### Data extract

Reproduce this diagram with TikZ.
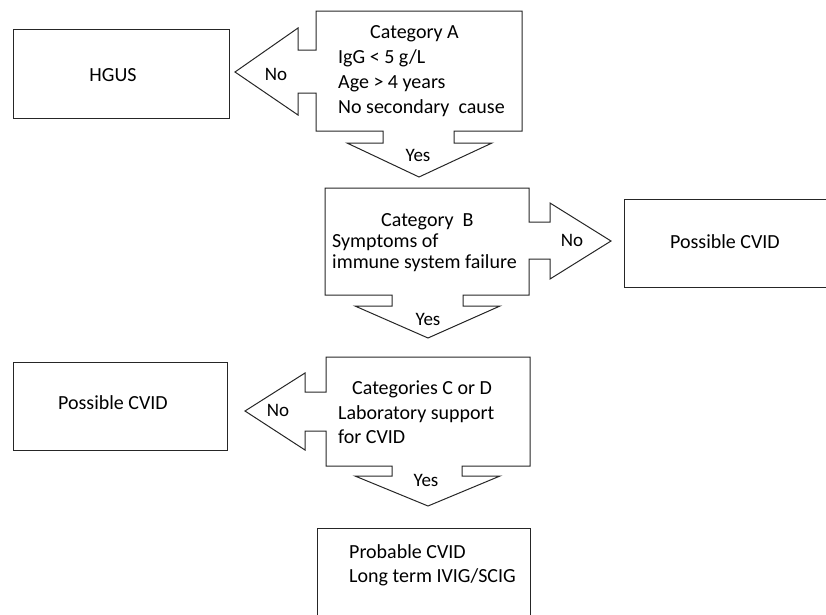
\documentclass[tikz,border=0pt]{standalone}
\usepackage{fontspec}
\setmainfont{Carlito}

\begin{document}
\begin{tikzpicture}[x=1pt, y=-1pt,
    outbox/.style={draw=black!85, line width=1pt, rectangle,
        minimum width=#1, minimum height=88pt, inner sep=0pt},
    outbox/.default=214pt,
    callout/.style={draw=black!85, line width=1pt, line join=miter},
    txt/.style={inner sep=0pt, font=\fontsize{20}{25}\selectfont},
    multi/.style={txt, align=left, anchor=west},
    answer/.style={inner sep=0pt, font=\fontsize{19}{22}\selectfont}
]
    \useasboundingbox (0,0) rectangle (826,614);

    % Category A with its two arrows
    \draw[callout] (316,11) -- (522,11) -- (522,131) -- (454,131) -- (454,143)
        -- (492,143) -- (419,177) -- (347,143) -- (383,143) -- (383,131)
        -- (316,131) -- (316,93) -- (298,93) -- (298,115) -- (235,72)
        -- (298,28) -- (298,50) -- (316,50) -- cycle;
    \node[multi] (catA) at (338,71.5)
        {\hspace*{32pt}Category A\\IgG < 5 g/L\\Age > 4 years\\No secondary\ \ cause};
    \node[answer] (noA) at (276,74) {No};
    \node[answer] (yesA) at (418,155) {Yes};

    % Category B with its two arrows
    \draw[callout] (325,188) -- (529,188) -- (529,222) -- (550,222) -- (550,203)
        -- (611,241) -- (550,279) -- (550,259) -- (529,259) -- (529,295)
        -- (463,295) -- (463,306) -- (500,306) -- (428,338) -- (355,306)
        -- (392,306) -- (392,295) -- (325,295) -- cycle;
    \node[multi, font=\fontsize{20}{21}\selectfont] (catB) at (332,242.5)
        {\hspace*{49pt}Category\ \ B\\Symptoms of\\immune system failure};
    \node[answer] (noB) at (572,240) {No};
    \node[answer] (yesB) at (428,319) {Yes};

    % Categories C or D with its two arrows
    \draw[callout] (326,357) -- (530,357) -- (530,466) -- (462,466) -- (462,476)
        -- (500,476) -- (428,506) -- (355,476) -- (392,476) -- (392,466)
        -- (326,466) -- (326,431) -- (305,431) -- (305,450) -- (245,411)
        -- (305,373) -- (305,392) -- (326,392) -- cycle;
    \node[multi, font=\fontsize{20}{24.5}\selectfont] (catC) at (338,412.5)
        {\hspace*{14pt}Categories C or D\\Laboratory support\\for CVID};
    \node[answer] (noC) at (278,410) {No};
    \node[answer] (yesC) at (426,480) {Yes};

    % outcomes
    \node[outbox=216pt, minimum height=89pt] (hgus) at (121,73.5) {};
    \node[txt] (hgustxt) at (113,75) {HGUS};
    \node[outbox=226pt] (cvidR) at (737,243) {};
    \node[txt] (cvidRtxt) at (725,242) {Possible CVID};
    \node[outbox] (cvidL) at (120,406) {};
    \node[txt] (cvidLtxt) at (113,403) {Possible CVID};
    \node[outbox=213pt, minimum height=92pt] (prob) at (423.5,574) {};
    \node[multi, font=\fontsize{20}{24}\selectfont] (probtxt) at (349,565)
        {Probable CVID\\Long term IVIG/SCIG};
\end{tikzpicture}
\end{document}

### Work required
Drop the images and repeat the data exactly.

### Exercise answer
Reproduce this diagram with TikZ.
\documentclass[tikz,border=0pt]{standalone}
\usepackage{fontspec}
\setmainfont{Carlito}

\begin{document}
\begin{tikzpicture}[x=1pt, y=-1pt,
    outbox/.style={draw=black!85, line width=1pt, rectangle,
        minimum width=#1, minimum height=88pt, inner sep=0pt},
    outbox/.default=214pt,
    callout/.style={draw=black!85, line width=1pt, line join=miter},
    txt/.style={inner sep=0pt, font=\fontsize{20}{25}\selectfont},
    multi/.style={txt, align=left, anchor=west},
    answer/.style={inner sep=0pt, font=\fontsize{19}{22}\selectfont}
]
    \useasboundingbox (0,0) rectangle (826,614);

    % Category A with its two arrows
    \draw[callout] (316,11) -- (522,11) -- (522,131) -- (454,131) -- (454,143)
        -- (492,143) -- (419,177) -- (347,143) -- (383,143) -- (383,131)
        -- (316,131) -- (316,93) -- (298,93) -- (298,115) -- (235,72)
        -- (298,28) -- (298,50) -- (316,50) -- cycle;
    \node[multi] (catA) at (338,71.5)
        {\hspace*{32pt}Category A\\IgG < 5 g/L\\Age > 4 years\\No secondary\ \ cause};
    \node[answer] (noA) at (276,74) {No};
    \node[answer] (yesA) at (418,155) {Yes};

    % Category B with its two arrows
    \draw[callout] (325,188) -- (529,188) -- (529,222) -- (550,222) -- (550,203)
        -- (611,241) -- (550,279) -- (550,259) -- (529,259) -- (529,295)
        -- (463,295) -- (463,306) -- (500,306) -- (428,338) -- (355,306)
        -- (392,306) -- (392,295) -- (325,295) -- cycle;
    \node[multi, font=\fontsize{20}{21}\selectfont] (catB) at (332,242.5)
        {\hspace*{49pt}Category\ \ B\\Symptoms of\\immune system failure};
    \node[answer] (noB) at (572,240) {No};
    \node[answer] (yesB) at (428,319) {Yes};

    % Categories C or D with its two arrows
    \draw[callout] (326,357) -- (530,357) -- (530,466) -- (462,466) -- (462,476)
        -- (500,476) -- (428,506) -- (355,476) -- (392,476) -- (392,466)
        -- (326,466) -- (326,431) -- (305,431) -- (305,450) -- (245,411)
        -- (305,373) -- (305,392) -- (326,392) -- cycle;
    \node[multi, font=\fontsize{20}{24.5}\selectfont] (catC) at (338,412.5)
        {\hspace*{14pt}Categories C or D\\Laboratory support\\for CVID};
    \node[answer] (noC) at (278,410) {No};
    \node[answer] (yesC) at (426,480) {Yes};

    % outcomes
    \node[outbox=216pt, minimum height=89pt] (hgus) at (121,73.5) {};
    \node[txt] (hgustxt) at (113,75) {HGUS};
    \node[outbox=226pt] (cvidR) at (737,243) {};
    \node[txt] (cvidRtxt) at (725,242) {Possible CVID};
    \node[outbox] (cvidL) at (120,406) {};
    \node[txt] (cvidLtxt) at (113,403) {Possible CVID};
    \node[outbox=213pt, minimum height=92pt] (prob) at (423.5,574) {};
    \node[multi, font=\fontsize{20}{24}\selectfont] (probtxt) at (349,565)
        {Probable CVID\\Long term IVIG/SCIG};
\end{tikzpicture}
\end{document}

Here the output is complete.